The Core Issue: Fungibility of Corporate Revenue

The testimony highlights a structural problem created by statewide rate consolidation:

“Once Aqua Texas collects the money, nothing in the record requires them to spend it where the problems actually are.”

Under consolidation:

  • Profitable systems can subsidize corporate priorities
  • Underperforming systems may continue to deteriorate
  • Customers have no assurance their payments will improve their own system

This is the heart of the concern raised by Fair Water Texas and intervenors statewide.

Recommendations to the Commission

Fair Water Texas urges the Commission to condition any rate increase on meaningful accountability, including:

  1. System‑specific performance improvements (pressure stability, chlorine consistency, fewer boil‑water notices).
  2. Required investment plans for systems with documented complaints.
  3. Transparency in how consolidated revenue is allocated.
  4. Customer notification of planned improvements in their specific system.

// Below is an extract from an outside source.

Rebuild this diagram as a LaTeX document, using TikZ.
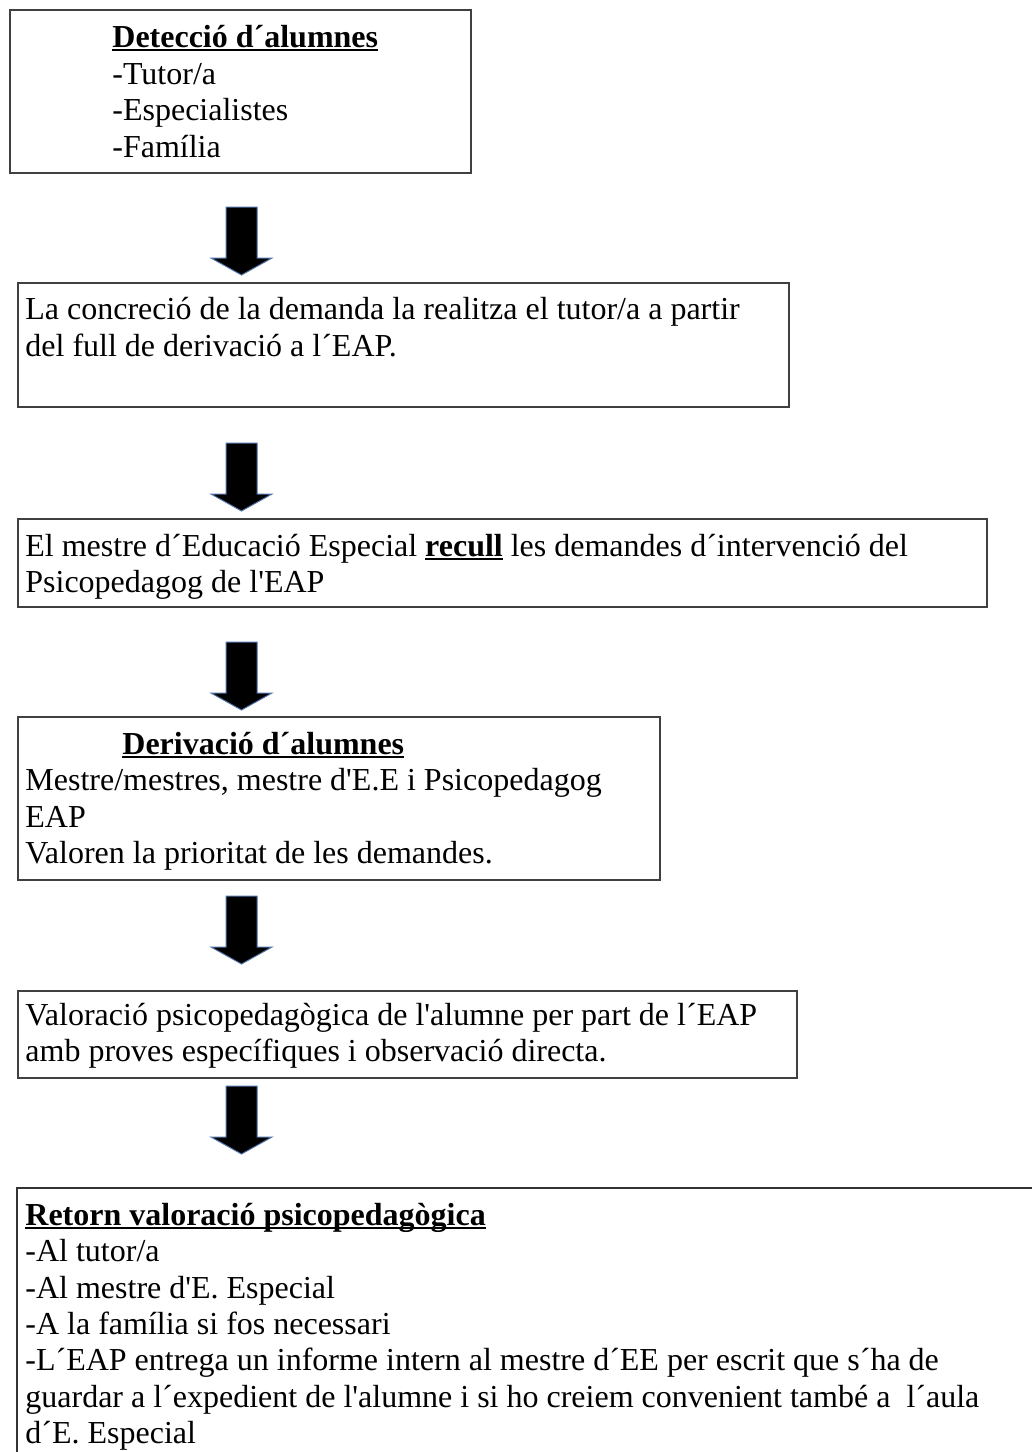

These measures do not undo consolidation—they make it accountable.

Why This Matters

Aqua Texas customers across Texas have repeatedly sought help from TCEQ, the PUC, and the Legislature. The testimony shows that the problems are not isolated—they are systemic.

This rate case gives the Commission an opportunity to require Aqua Texas to address long‑standing service deficiencies before collecting higher rates from customers who already struggle with unreliable water service.

Fair Water Texas will continue supporting intervenors and ensuring their experiences are clearly documented in the record.